In no particular order, here are some thoughts and observations that were sparked this weekend, though of course they come from all of the bootcamps at which I've taught over the past few years:
KEY INSIGHT TO REMEMBER: If she doesn't feel like she knows why you like her, then you're not building on a solid foundation. I chose my words carefully by the way – she has to "feel like she knows" as opposed to "know" – while qualification can be described as a logical process, to most women it's an emotional one. Does she feel that she showed you something about herself that made her unique in your eyes and made you interested in her?
KEY INSIGHT TO REMEMBER: Never settle for a phone number. Never settle for women who aren't as desirable to you as others you would like to meet. Figure out who you are so that you have a good, but not bragging, answer to the question "what do you do" and ensure that you act and dress and surround yourself with people who are consistent with this identity. If your identity is not itself attractive, either present it differently or develop your lifestyle with the purpose of improving your identity (we occasionally offer identity coaching through individualized 'one on one' training).
I virtually guarantee that you're making one of these four mistakes. Nearly everyone is.
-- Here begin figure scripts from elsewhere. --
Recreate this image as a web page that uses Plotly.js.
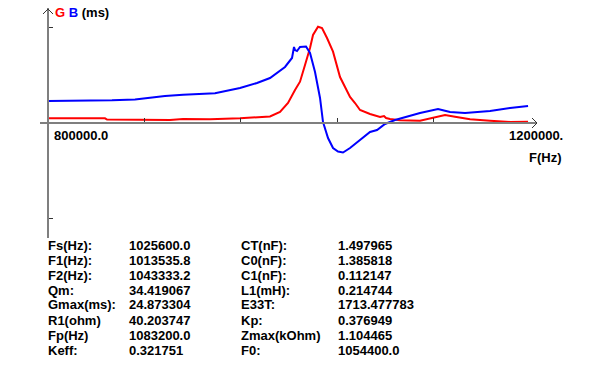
<!DOCTYPE html>
<html>
<head>
<meta charset="utf-8">
<script src="https://cdn.plot.ly/plotly-3.0.1.min.js"></script>
<style>html,body{margin:0;padding:0;background:#fff;}#chart{width:605px;height:366px;}</style>
</head>
<body>
<div id="chart"></div>
<script>
// Frequency (Hz) and conductance G (ms) for the red curve
var gFreq = [800000, 847300, 849000, 901250, 912040, 934450, 959340, 975940, 984240, 992540, 999180, 1004990, 1009140, 1013290, 1017440, 1019930, 1024080, 1027400, 1031550, 1036530, 1040680, 1042340, 1046490, 1050640, 1054790, 1058940, 1067240, 1075540, 1078860, 1080520, 1083840, 1092140, 1108740, 1118700, 1129490, 1137790, 1150240, 1166840, 1183440, 1198380];
var gVals = [1.24, 1.24, 0.92, 0.79, 1.05, 0.97, 1.24, 1.66, 1.71, 2.89, 5.26, 8.68, 10.87, 15.26, 19.74, 23.16, 25.34, 25.0, 22.37, 18.76, 13.5, 12.1, 9.47, 6.84, 5.26, 3.42, 2.37, 1.58, 1.84, 1.32, 1.05, 0.71, 0.61, 1.24, 2.1, 1.66, 0.97, 0.61, 0.26, 0.34];
// Frequency (Hz) and susceptance B (ms) for the blue curve
var bFreq = [800000, 851450, 853100, 872200, 884650, 897100, 912040, 938600, 959340, 973450, 984240, 990880, 996690, 1002500, 1003330, 1004160, 1004990, 1006650, 1009140, 1014120, 1017440, 1021590, 1025740, 1028230, 1032380, 1036530, 1040680, 1044830, 1050640, 1058940, 1067240, 1073050, 1079690, 1087990, 1100440, 1108740, 1123680, 1133640, 1146090, 1166840, 1183440, 1198380];
var bVals = [5.79, 5.79, 5.97, 6.18, 6.71, 7.1, 7.45, 7.82, 9.21, 10.53, 11.84, 13.42, 14.74, 17.11, 18.68, 20.0, 19.2, 18.95, 20.0, 20.13, 18.42, 13.42, 6.58, 0.26, -3.95, -6.58, -7.5, -7.76, -6.58, -4.47, -2.37, -1.84, -0.26, 0.79, 1.84, 2.63, 3.68, 2.89, 2.63, 3.16, 3.95, 4.47];

var xTickVals = [880000, 960000, 1040000, 1120000];
var yTickVals = [-25, 25];
var xStartLabel = '800000.0';
var xEndLabel = '1200000.';
var xTitle = 'F(Hz)';

var labels1 = ['Fs(Hz):', 'F1(Hz):', 'F2(Hz):', 'Qm:', 'Gmax(ms):', 'R1(ohm)', 'Fp(Hz)', 'Keff:'];
var values1 = ['1025600.0', '1013535.8', '1043333.2', '34.419067', '24.873304', '40.203747', '1083200.0', '0.321751'];
var labels2 = ['CT(nF):', 'C0(nF):', 'C1(nF):', 'L1(mH):', 'E33T:', 'Kp:', 'Zmax(kOhm)', 'F0:'];
var values2 = ['1.497965', '1.385818', '0.112147', '0.214744', '1713.477783', '0.376949', '1.104465', '1054400.0'];

var W = 605, H = 366;
var mL = 40, mR = 68, mT = 8, mB = 128;
var pw = W - mL - mR, ph = H - mT - mB;
var hzPerPx = 400000 / 482;
var xr = [800000 - 8 * hzPerPx, 1200000 + 7 * hzPerPx];
var yr = [-30.26, 30.26];
function px2paperX(px) { return (px - mL) / pw; }
function px2paperY(py) { return (H - mB - py) / ph; }

var FONT = 'Liberation Sans, Arial, sans-serif';
var font = {family: FONT, size: 13, color: '#000'};
var annotations = [];
function addText(txt, px, py) {
  annotations.push({text: '<b>' + txt + '</b>', xref: 'paper', yref: 'paper', x: px2paperX(px), y: px2paperY(py),
    xanchor: 'left', yanchor: 'middle', showarrow: false, font: font});
}
addText('<span style="color:#ff0000">G</span> <span style="color:#0000ff">B</span> (ms)', 53, 13);
addText(xStartLabel, 52, 135);
addText(xEndLabel, 507, 135);
addText(xTitle, 527, 157);
for (var i = 0; i < labels1.length; i++) {
  var yy = 245 + i * 15;
  addText(labels1[i], 46, yy);
  addText(values1[i], 127, yy);
  addText(labels2[i], 239, yy);
  addText(values2[i], 336, yy);
}

var axisColor = '#7f7f7f';
var traces = [
  {x: gFreq, y: gVals, mode: 'lines', line: {color: '#ff0000', width: 2}, hoverinfo: 'skip'},
  {x: bFreq, y: bVals, mode: 'lines', line: {color: '#0000ff', width: 2}, hoverinfo: 'skip'}
];
var layout = {
  width: W, height: H,
  margin: {l: mL, r: mR, t: mT, b: mB, pad: 0},
  paper_bgcolor: '#fff', plot_bgcolor: '#fff',
  showlegend: false,
  xaxis: {range: xr, anchor: 'free', position: 0.5, showline: true, linecolor: axisColor, linewidth: 2,
    showgrid: false, zeroline: false, ticks: 'inside', ticklen: 4, tickwidth: 1, tickcolor: '#333',
    tickvals: xTickVals, showticklabels: false, fixedrange: true},
  yaxis: {range: yr, anchor: 'free', position: 8 / pw, showline: true, linecolor: axisColor, linewidth: 2,
    showgrid: false, zeroline: false, ticks: 'inside', ticklen: 4, tickwidth: 1, tickcolor: '#333',
    tickvals: yTickVals, showticklabels: false, fixedrange: true},
  shapes: [
    {type: 'path', xref: 'x', yref: 'y', xsizemode: 'pixel', ysizemode: 'pixel', xanchor: 800000, yanchor: yr[1],
      path: 'M -5,-6 L 0,-1 L 5,-6', line: {color: '#333', width: 1}},
    {type: 'path', xref: 'x', yref: 'y', xsizemode: 'pixel', ysizemode: 'pixel', xanchor: xr[1], yanchor: 0,
      path: 'M -5,5 L 0,0 L -5,-5', line: {color: '#333', width: 1}}
  ],
  annotations: annotations
};
Plotly.newPlot('chart', traces, layout, {staticPlot: true, displayModeBar: false});
</script>
</body>
</html>
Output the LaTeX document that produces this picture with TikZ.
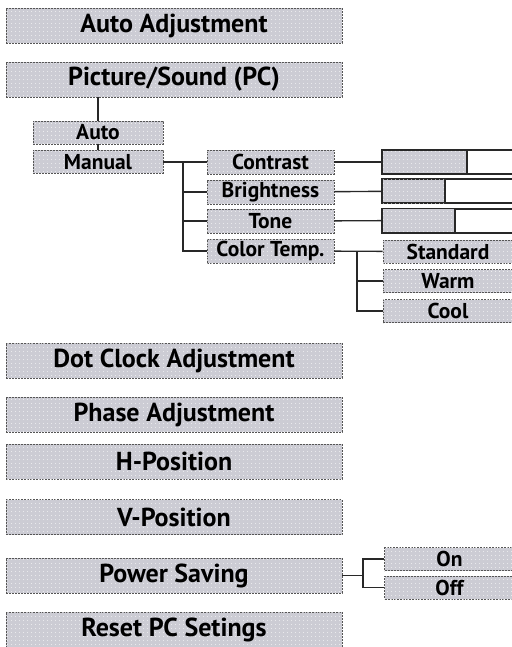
\documentclass[tikz,border=0pt]{standalone}
\usepackage{fontspec}
\setmainfont{PT Sans}
\usetikzlibrary{patterns.meta}
\definecolor{boxgray}{RGB}{204,204,212}
\definecolor{boxedge}{RGB}{85,85,85}
\definecolor{wirecol}{RGB}{40,40,40}

\begin{document}
\begin{tikzpicture}[x=1pt,y=-1pt]
		\tikzstyle{menu}=[draw=boxedge, dash pattern=on 2pt off 1pt, line width=0.8pt, fill=boxgray, postaction={pattern={Dots[distance=4pt,radius=0.55pt]}, pattern color=white}, minimum width=336pt, minimum height=35pt, inner sep=0pt, font=\bfseries\fontsize{26}{26}\selectfont];
		\tikzstyle{sub}=[menu, minimum width=130pt, minimum height=23pt, font=\bfseries\fontsize{21.5}{21.5}\selectfont];
		\tikzstyle{bar}=[draw=wirecol, line width=2pt, fill=white, minimum width=132pt, minimum height=24pt, inner sep=0pt];
		\tikzstyle{level}=[draw=wirecol, line width=1.6pt, fill=boxgray, postaction={pattern={Dots[distance=4pt,radius=0.55pt]}, pattern color=white}, minimum height=24pt, inner sep=0pt, anchor=west];
		\tikzstyle{wire}=[draw=wirecol, line width=1.4pt];

		\useasboundingbox (0,0) rectangle (511,647);

		% top level menu
		\node[menu] (autoadj) at (174,25.5) {Auto Adjustment};
		\node[menu] (picsound) at (174,79.5) {Picture/Sound (PC)};
		\node[menu] (dotclock) at (174,360.5) {Dot Clock Adjustment};
		\node[menu] (phase) at (174,414.5) {Phase Adjustment};
		\node[menu] (hpos) at (174,461.5) {H-Position};
		\node[menu] (vpos) at (174,517) {V-Position};
		\node[menu] (power) at (174,575.5) {Power Saving};
		\node[menu] (reset) at (174,629.5) {Reset PC Setings};

		% picture/sound
		\node[sub] (auto) at (98,132.5) {Auto};
		\node[sub] (manual) at (98,162) {Manual};
		\node[sub, minimum width=127pt, minimum height=24pt] (contrast) at (270.5,162) {Contrast};
		\node[sub, minimum width=127pt, minimum height=24pt] (brightness) at (270.5,192) {Brightness};
		\node[sub, minimum width=127pt, minimum height=24pt] (tone) at (270.5,221) {Tone};
		\node[sub, minimum width=127pt, minimum height=24pt] (colortemp) at (270.5,251) {Color Temp.};

		\node[bar] (contrastbar) at (448,162) {};
		\node[level, minimum width=85pt] (contrastlvl) at (contrastbar.west) {};
		\node[bar] (brightnessbar) at (448,191) {};
		\node[level, minimum width=63pt] (brightnesslvl) at (brightnessbar.west) {};
		\node[bar] (tonebar) at (448,220.5) {};
		\node[level, minimum width=73pt] (tonelvl) at (tonebar.west) {};

		\node[sub] (standard) at (448,251.5) {Standard};
		\node[sub] (warm) at (448,281) {Warm};
		\node[sub] (cool) at (448,311) {Cool};

		% power saving
		\node[sub] (on) at (449.5,559) {On};
		\node[sub] (off) at (449.5,587.5) {Off};

		\coordinate (mfork) at (183,162);
		\coordinate (cfork) at (357,251);
		\coordinate (pfork) at (363,575.5);

		\draw[wire] (picsound.south -| auto) to (auto) ;
		\draw[wire] (auto) to (manual) ;
		\draw[wire] (manual) to (contrast) ;
		\draw[wire] (mfork) |- (brightness) ;
		\draw[wire] (mfork) |- (tone) ;
		\draw[wire] (mfork) |- (colortemp) ;
		\draw[wire] (contrast) to (contrastbar) ;
		\draw[wire] (brightness) to (brightnessbar) ;
		\draw[wire] (tone) to (tonebar) ;
		\draw[wire] (colortemp) to (standard) ;
		\draw[wire] (cfork) |- (warm) ;
		\draw[wire] (cfork) |- (cool) ;
		\draw[wire] (power) to (pfork) ;
		\draw[wire] (pfork) |- (on) ;
		\draw[wire] (pfork) |- (off) ;
\end{tikzpicture}
\end{document}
Qualification is the hardest part of the game for someone new. The mechanics aren't terribly complicated, but it can be tough for men who are not used to getting so much attraction from women so quickly (some of our students are quite advanced already; these guys usually have different problems that I will cover below) to "risk" that attraction by making her work for your interest. In truth, you are risking nothing – attracting a woman without qualifying her does not usually get you very far and often leads to lots of flakes as well as difficulties in the seduction phase.
More advanced bootcamp students often suffer from either setting their sights too low or not having a coherent identity. At pretty much every bootcamp there are at least a couple of men who can consistently meet women, attract them, make plans, and get phone numbers. What we teach these men to do is A) go for the most desirable women and B) push the interaction beyond a phone number (you don't need to take her home, though that's often the goal, but moving to any different location will solidify her interest in you and the connection you build). Often when these successful men try to play on this harder level, other issues in their game surface which we can then correct. One of the most common of these is identity. A highly-desirable woman has to know who you are (usually expressed by your choice of profession or serious hobby) and you must act and appear to be consistent with this identity. For highly-desirable women, this identity should be one that she would feel proud to be associated with.
There is a direct correlation between the guys who are taking notes and asking questions during the seminar part of the bootcamp and the guys who get the greatest results at night. Even though the bootcamps are fun, you need to approach them from the perspective of soaking up knowledge. The guy who had printed out a copy of Magic Bullets, had questions prepared in advanced, and was taking notes in the margins was also one of the first to get makeouts on Saturday night. This isn't a coincidence. We make them three days for a reason; there's a lot to teach.
You really can't overestimate the value of the basics. Even the advanced guys were tripping up on these from time to time, and there's no excuse for not having this stuff nailed 100% of the time:
Smile and be having fun when you're between interactions with different groups.
Be loud enough when you open that everyone can hear you. You should never be ignored or have to repeat yourself.
Don't lean in. Always stand up straight, even if she is sitting down.
If she is sitting down, sit down as well within the first few seconds.